---------- Provided data
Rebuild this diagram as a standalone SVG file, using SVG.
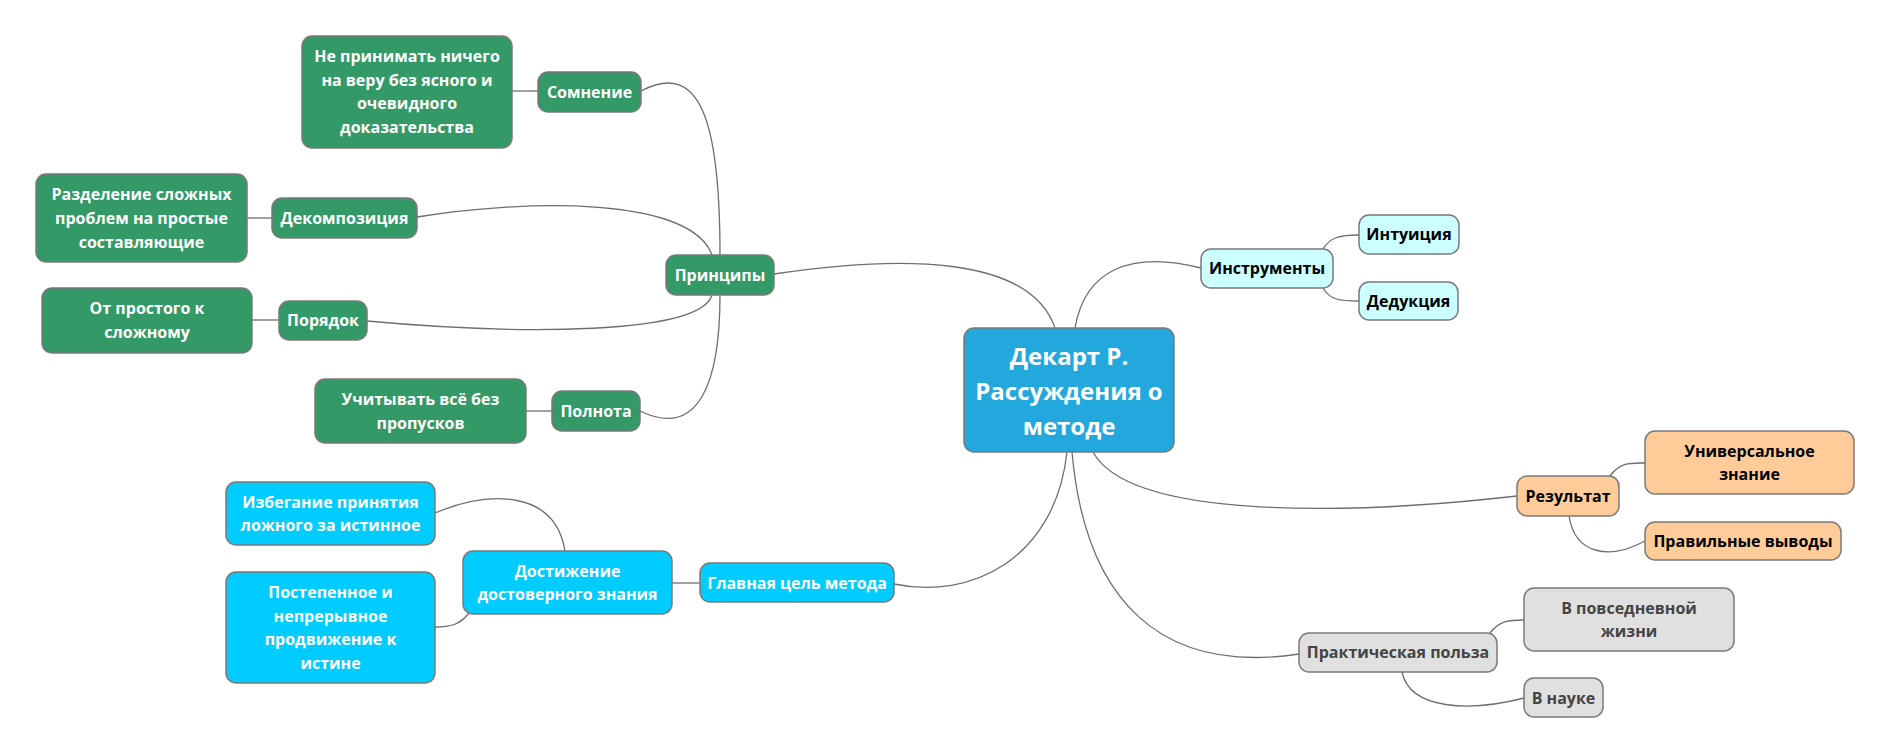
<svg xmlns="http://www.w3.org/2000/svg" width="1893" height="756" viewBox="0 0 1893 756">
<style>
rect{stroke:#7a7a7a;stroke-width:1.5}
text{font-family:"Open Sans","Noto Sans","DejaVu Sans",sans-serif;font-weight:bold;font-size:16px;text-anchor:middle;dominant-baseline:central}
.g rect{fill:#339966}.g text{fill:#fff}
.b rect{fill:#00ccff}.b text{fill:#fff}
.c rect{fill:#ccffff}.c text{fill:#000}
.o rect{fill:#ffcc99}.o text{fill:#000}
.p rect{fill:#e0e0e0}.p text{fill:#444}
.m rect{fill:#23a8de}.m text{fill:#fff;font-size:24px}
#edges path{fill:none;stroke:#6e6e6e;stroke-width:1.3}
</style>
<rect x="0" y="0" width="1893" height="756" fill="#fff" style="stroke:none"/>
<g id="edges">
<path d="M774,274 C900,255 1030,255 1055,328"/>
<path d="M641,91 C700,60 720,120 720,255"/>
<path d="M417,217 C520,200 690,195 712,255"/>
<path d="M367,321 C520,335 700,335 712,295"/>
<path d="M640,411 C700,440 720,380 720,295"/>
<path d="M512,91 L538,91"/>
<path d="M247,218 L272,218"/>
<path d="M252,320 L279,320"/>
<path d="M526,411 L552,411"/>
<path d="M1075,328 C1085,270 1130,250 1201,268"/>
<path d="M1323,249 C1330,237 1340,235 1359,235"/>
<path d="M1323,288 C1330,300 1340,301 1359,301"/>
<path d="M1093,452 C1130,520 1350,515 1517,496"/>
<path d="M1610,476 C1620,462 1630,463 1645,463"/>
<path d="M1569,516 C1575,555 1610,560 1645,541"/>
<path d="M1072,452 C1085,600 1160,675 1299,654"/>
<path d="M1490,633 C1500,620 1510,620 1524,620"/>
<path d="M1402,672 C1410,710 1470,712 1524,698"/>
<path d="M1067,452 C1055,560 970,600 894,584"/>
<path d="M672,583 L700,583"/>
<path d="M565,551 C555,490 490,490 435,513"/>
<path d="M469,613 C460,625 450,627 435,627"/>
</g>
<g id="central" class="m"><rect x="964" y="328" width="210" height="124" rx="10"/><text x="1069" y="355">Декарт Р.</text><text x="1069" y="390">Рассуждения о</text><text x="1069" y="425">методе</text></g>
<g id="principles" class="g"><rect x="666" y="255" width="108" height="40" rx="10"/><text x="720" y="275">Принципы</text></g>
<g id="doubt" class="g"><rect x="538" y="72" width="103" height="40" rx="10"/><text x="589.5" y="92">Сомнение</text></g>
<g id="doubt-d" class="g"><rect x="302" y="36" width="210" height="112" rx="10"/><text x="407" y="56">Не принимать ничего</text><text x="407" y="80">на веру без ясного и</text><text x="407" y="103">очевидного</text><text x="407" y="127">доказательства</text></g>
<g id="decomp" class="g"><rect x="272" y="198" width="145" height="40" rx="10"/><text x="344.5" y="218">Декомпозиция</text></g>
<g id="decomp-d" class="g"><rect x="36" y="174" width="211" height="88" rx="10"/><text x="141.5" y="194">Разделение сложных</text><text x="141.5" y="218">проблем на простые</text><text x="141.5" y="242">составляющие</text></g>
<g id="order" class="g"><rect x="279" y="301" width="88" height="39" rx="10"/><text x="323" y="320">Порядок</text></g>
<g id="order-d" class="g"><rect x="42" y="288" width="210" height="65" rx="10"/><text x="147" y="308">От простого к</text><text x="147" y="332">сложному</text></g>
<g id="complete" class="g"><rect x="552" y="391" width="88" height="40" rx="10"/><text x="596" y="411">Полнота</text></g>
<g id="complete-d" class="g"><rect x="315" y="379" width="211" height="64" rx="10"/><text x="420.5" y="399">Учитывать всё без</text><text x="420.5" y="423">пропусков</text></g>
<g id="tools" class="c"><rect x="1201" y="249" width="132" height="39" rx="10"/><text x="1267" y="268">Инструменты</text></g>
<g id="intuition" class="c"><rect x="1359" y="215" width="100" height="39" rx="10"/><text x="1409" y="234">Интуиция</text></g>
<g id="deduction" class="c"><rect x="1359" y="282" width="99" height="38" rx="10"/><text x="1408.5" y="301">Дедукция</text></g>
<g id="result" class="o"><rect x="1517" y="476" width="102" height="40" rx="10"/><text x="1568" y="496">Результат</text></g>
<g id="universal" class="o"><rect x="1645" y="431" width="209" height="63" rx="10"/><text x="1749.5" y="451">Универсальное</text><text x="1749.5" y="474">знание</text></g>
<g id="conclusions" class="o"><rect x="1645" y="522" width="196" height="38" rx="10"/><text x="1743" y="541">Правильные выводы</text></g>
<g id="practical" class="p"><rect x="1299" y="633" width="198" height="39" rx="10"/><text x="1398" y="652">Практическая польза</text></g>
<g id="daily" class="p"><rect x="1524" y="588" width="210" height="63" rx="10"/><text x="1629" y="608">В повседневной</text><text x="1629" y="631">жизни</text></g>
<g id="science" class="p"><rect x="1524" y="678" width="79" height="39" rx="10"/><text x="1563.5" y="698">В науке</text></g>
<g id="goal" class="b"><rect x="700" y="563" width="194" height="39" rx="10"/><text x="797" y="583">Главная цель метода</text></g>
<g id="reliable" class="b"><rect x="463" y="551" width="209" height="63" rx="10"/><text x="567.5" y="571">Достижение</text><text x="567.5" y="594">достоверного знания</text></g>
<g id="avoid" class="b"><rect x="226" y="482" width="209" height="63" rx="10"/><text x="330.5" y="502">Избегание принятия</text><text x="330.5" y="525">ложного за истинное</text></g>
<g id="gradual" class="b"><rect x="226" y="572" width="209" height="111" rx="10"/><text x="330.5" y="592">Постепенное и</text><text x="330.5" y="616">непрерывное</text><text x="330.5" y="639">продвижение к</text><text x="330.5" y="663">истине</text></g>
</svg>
--------------------
*Exercise instructions*
Transcribe the full listing character for character. Pictures are excluded.

*Written response*
Rebuild this diagram as a standalone SVG file, using SVG.
<svg xmlns="http://www.w3.org/2000/svg" width="1893" height="756" viewBox="0 0 1893 756">
<style>
rect{stroke:#7a7a7a;stroke-width:1.5}
text{font-family:"Open Sans","Noto Sans","DejaVu Sans",sans-serif;font-weight:bold;font-size:16px;text-anchor:middle;dominant-baseline:central}
.g rect{fill:#339966}.g text{fill:#fff}
.b rect{fill:#00ccff}.b text{fill:#fff}
.c rect{fill:#ccffff}.c text{fill:#000}
.o rect{fill:#ffcc99}.o text{fill:#000}
.p rect{fill:#e0e0e0}.p text{fill:#444}
.m rect{fill:#23a8de}.m text{fill:#fff;font-size:24px}
#edges path{fill:none;stroke:#6e6e6e;stroke-width:1.3}
</style>
<rect x="0" y="0" width="1893" height="756" fill="#fff" style="stroke:none"/>
<g id="edges">
<path d="M774,274 C900,255 1030,255 1055,328"/>
<path d="M641,91 C700,60 720,120 720,255"/>
<path d="M417,217 C520,200 690,195 712,255"/>
<path d="M367,321 C520,335 700,335 712,295"/>
<path d="M640,411 C700,440 720,380 720,295"/>
<path d="M512,91 L538,91"/>
<path d="M247,218 L272,218"/>
<path d="M252,320 L279,320"/>
<path d="M526,411 L552,411"/>
<path d="M1075,328 C1085,270 1130,250 1201,268"/>
<path d="M1323,249 C1330,237 1340,235 1359,235"/>
<path d="M1323,288 C1330,300 1340,301 1359,301"/>
<path d="M1093,452 C1130,520 1350,515 1517,496"/>
<path d="M1610,476 C1620,462 1630,463 1645,463"/>
<path d="M1569,516 C1575,555 1610,560 1645,541"/>
<path d="M1072,452 C1085,600 1160,675 1299,654"/>
<path d="M1490,633 C1500,620 1510,620 1524,620"/>
<path d="M1402,672 C1410,710 1470,712 1524,698"/>
<path d="M1067,452 C1055,560 970,600 894,584"/>
<path d="M672,583 L700,583"/>
<path d="M565,551 C555,490 490,490 435,513"/>
<path d="M469,613 C460,625 450,627 435,627"/>
</g>
<g id="central" class="m"><rect x="964" y="328" width="210" height="124" rx="10"/><text x="1069" y="355">Декарт Р.</text><text x="1069" y="390">Рассуждения о</text><text x="1069" y="425">методе</text></g>
<g id="principles" class="g"><rect x="666" y="255" width="108" height="40" rx="10"/><text x="720" y="275">Принципы</text></g>
<g id="doubt" class="g"><rect x="538" y="72" width="103" height="40" rx="10"/><text x="589.5" y="92">Сомнение</text></g>
<g id="doubt-d" class="g"><rect x="302" y="36" width="210" height="112" rx="10"/><text x="407" y="56">Не принимать ничего</text><text x="407" y="80">на веру без ясного и</text><text x="407" y="103">очевидного</text><text x="407" y="127">доказательства</text></g>
<g id="decomp" class="g"><rect x="272" y="198" width="145" height="40" rx="10"/><text x="344.5" y="218">Декомпозиция</text></g>
<g id="decomp-d" class="g"><rect x="36" y="174" width="211" height="88" rx="10"/><text x="141.5" y="194">Разделение сложных</text><text x="141.5" y="218">проблем на простые</text><text x="141.5" y="242">составляющие</text></g>
<g id="order" class="g"><rect x="279" y="301" width="88" height="39" rx="10"/><text x="323" y="320">Порядок</text></g>
<g id="order-d" class="g"><rect x="42" y="288" width="210" height="65" rx="10"/><text x="147" y="308">От простого к</text><text x="147" y="332">сложному</text></g>
<g id="complete" class="g"><rect x="552" y="391" width="88" height="40" rx="10"/><text x="596" y="411">Полнота</text></g>
<g id="complete-d" class="g"><rect x="315" y="379" width="211" height="64" rx="10"/><text x="420.5" y="399">Учитывать всё без</text><text x="420.5" y="423">пропусков</text></g>
<g id="tools" class="c"><rect x="1201" y="249" width="132" height="39" rx="10"/><text x="1267" y="268">Инструменты</text></g>
<g id="intuition" class="c"><rect x="1359" y="215" width="100" height="39" rx="10"/><text x="1409" y="234">Интуиция</text></g>
<g id="deduction" class="c"><rect x="1359" y="282" width="99" height="38" rx="10"/><text x="1408.5" y="301">Дедукция</text></g>
<g id="result" class="o"><rect x="1517" y="476" width="102" height="40" rx="10"/><text x="1568" y="496">Результат</text></g>
<g id="universal" class="o"><rect x="1645" y="431" width="209" height="63" rx="10"/><text x="1749.5" y="451">Универсальное</text><text x="1749.5" y="474">знание</text></g>
<g id="conclusions" class="o"><rect x="1645" y="522" width="196" height="38" rx="10"/><text x="1743" y="541">Правильные выводы</text></g>
<g id="practical" class="p"><rect x="1299" y="633" width="198" height="39" rx="10"/><text x="1398" y="652">Практическая польза</text></g>
<g id="daily" class="p"><rect x="1524" y="588" width="210" height="63" rx="10"/><text x="1629" y="608">В повседневной</text><text x="1629" y="631">жизни</text></g>
<g id="science" class="p"><rect x="1524" y="678" width="79" height="39" rx="10"/><text x="1563.5" y="698">В науке</text></g>
<g id="goal" class="b"><rect x="700" y="563" width="194" height="39" rx="10"/><text x="797" y="583">Главная цель метода</text></g>
<g id="reliable" class="b"><rect x="463" y="551" width="209" height="63" rx="10"/><text x="567.5" y="571">Достижение</text><text x="567.5" y="594">достоверного знания</text></g>
<g id="avoid" class="b"><rect x="226" y="482" width="209" height="63" rx="10"/><text x="330.5" y="502">Избегание принятия</text><text x="330.5" y="525">ложного за истинное</text></g>
<g id="gradual" class="b"><rect x="226" y="572" width="209" height="111" rx="10"/><text x="330.5" y="592">Постепенное и</text><text x="330.5" y="616">непрерывное</text><text x="330.5" y="639">продвижение к</text><text x="330.5" y="663">истине</text></g>
</svg>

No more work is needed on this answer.